__Short task__:
What is needed is an exact copy of the lines from the line containing "Reproduce this chart with Plotly." to the line containing "import pandas as pd", both lines included, and nothing else.

__Data supplied__:
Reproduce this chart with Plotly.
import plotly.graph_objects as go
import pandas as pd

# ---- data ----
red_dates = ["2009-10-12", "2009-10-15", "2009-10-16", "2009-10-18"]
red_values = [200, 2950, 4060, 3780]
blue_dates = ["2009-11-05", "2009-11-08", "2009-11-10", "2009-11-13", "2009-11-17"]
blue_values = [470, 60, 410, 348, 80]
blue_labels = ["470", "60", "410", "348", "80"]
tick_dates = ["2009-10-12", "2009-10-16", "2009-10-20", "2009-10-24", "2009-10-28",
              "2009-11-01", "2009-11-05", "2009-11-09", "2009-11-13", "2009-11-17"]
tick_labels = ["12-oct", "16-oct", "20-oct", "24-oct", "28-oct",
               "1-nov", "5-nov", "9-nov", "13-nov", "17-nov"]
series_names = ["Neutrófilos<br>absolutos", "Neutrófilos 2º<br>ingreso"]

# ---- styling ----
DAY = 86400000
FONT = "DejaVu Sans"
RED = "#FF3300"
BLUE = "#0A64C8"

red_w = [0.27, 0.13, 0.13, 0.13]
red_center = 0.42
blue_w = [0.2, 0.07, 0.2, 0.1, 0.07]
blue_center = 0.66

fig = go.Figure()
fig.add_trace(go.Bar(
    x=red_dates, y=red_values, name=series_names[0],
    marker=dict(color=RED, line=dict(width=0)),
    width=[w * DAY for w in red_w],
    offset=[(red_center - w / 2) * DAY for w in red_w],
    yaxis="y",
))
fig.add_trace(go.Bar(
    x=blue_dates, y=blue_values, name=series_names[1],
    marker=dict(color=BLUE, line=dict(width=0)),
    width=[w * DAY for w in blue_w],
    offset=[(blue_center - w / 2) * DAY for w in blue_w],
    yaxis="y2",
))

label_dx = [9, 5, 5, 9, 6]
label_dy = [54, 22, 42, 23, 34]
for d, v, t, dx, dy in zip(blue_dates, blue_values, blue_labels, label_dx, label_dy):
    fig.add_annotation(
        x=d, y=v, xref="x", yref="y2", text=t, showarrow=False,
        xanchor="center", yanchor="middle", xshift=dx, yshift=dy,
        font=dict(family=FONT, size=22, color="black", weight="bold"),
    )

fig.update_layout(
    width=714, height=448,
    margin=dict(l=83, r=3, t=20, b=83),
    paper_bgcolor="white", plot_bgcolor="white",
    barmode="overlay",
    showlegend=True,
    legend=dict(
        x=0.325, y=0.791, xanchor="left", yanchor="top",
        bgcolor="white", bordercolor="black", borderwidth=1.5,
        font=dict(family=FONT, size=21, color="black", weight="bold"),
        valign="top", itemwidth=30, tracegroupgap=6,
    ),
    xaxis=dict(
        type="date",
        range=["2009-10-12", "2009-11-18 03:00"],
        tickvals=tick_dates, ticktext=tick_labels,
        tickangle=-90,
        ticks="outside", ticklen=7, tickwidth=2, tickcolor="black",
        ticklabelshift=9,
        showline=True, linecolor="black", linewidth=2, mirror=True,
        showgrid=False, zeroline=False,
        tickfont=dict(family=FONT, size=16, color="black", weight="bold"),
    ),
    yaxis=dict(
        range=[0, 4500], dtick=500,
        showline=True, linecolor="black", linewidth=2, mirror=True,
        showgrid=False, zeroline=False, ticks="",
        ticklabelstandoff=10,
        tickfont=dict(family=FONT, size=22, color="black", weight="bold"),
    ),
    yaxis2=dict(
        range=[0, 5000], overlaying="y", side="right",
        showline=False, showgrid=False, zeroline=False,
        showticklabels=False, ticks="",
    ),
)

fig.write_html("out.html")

==

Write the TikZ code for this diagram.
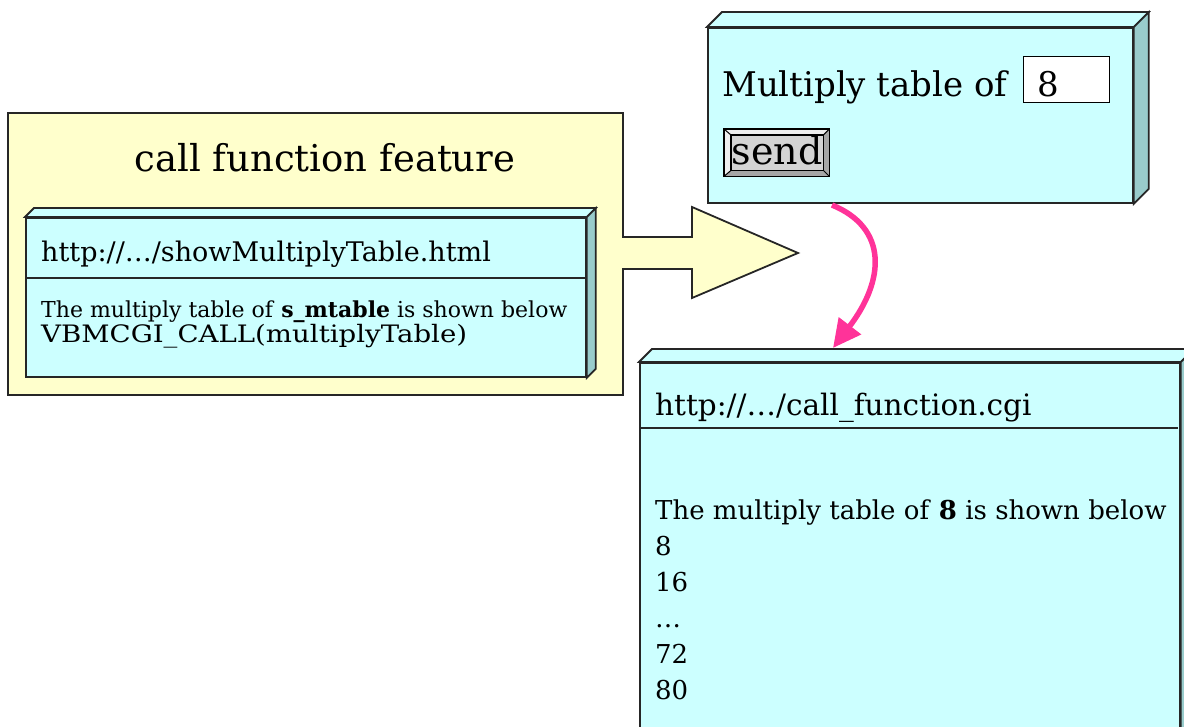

==

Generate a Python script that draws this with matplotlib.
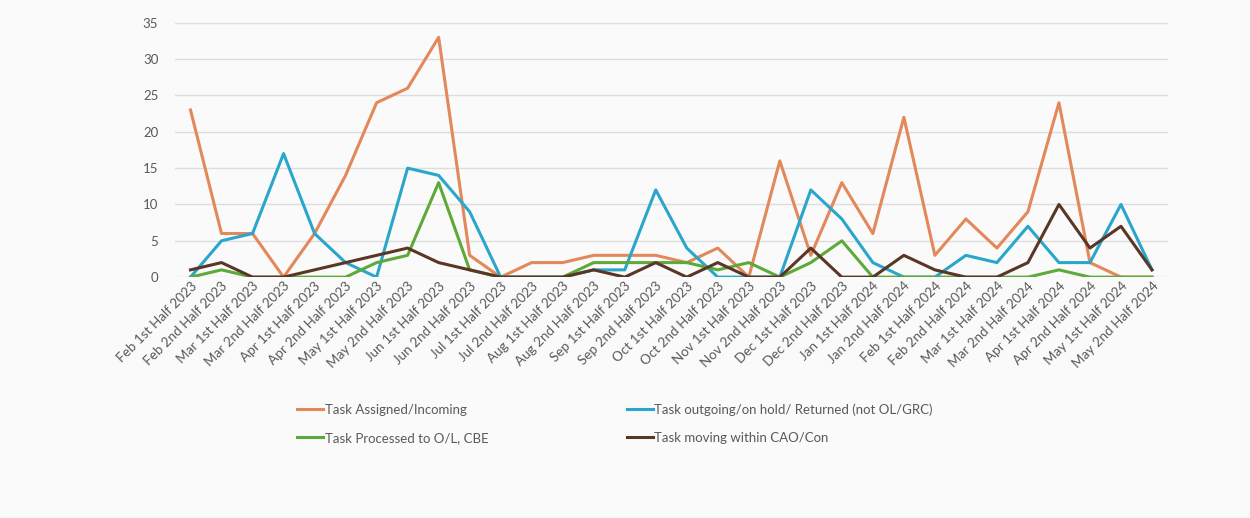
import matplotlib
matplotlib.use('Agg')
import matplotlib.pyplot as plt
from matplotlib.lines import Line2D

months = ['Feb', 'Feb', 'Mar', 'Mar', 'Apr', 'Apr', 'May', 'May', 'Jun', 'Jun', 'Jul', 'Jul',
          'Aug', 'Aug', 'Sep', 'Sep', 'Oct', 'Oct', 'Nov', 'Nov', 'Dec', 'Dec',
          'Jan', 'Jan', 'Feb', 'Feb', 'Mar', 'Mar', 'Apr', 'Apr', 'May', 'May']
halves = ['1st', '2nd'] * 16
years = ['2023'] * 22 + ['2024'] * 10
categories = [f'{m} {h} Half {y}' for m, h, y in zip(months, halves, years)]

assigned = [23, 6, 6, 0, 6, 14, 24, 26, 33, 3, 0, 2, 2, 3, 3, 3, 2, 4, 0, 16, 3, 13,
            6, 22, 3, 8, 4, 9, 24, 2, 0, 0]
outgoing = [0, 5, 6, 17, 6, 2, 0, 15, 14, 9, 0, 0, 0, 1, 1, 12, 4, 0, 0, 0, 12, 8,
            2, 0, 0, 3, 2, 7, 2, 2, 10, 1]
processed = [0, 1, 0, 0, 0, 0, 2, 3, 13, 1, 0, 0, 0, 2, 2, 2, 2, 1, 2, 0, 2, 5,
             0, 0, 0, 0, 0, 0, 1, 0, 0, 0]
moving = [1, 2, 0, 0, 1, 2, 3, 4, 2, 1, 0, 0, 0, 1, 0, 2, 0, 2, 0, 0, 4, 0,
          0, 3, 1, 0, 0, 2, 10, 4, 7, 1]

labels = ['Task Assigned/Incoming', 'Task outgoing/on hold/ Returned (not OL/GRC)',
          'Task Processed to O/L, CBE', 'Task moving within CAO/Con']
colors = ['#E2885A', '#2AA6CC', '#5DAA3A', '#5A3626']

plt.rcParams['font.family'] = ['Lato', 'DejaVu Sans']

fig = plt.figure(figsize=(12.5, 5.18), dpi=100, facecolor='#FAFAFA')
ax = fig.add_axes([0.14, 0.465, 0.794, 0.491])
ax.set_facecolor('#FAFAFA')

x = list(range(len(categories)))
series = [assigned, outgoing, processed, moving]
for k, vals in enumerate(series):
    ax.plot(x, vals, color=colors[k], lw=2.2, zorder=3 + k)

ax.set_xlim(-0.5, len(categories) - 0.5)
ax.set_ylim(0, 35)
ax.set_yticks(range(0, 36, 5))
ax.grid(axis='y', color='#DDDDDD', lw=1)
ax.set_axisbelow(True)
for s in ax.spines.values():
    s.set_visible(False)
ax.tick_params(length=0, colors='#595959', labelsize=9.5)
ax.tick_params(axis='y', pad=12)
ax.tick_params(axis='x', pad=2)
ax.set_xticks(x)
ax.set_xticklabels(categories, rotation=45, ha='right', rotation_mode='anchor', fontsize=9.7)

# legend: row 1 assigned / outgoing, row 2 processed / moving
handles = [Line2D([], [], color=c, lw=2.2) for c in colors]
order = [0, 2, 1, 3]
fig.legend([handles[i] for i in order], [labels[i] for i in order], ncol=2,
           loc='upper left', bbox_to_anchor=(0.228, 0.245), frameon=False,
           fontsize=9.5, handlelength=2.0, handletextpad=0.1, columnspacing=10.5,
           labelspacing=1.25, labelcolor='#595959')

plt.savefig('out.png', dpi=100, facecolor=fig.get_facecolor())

__Worked solution__:
Reproduce this chart with Plotly.
import plotly.graph_objects as go
import pandas as pd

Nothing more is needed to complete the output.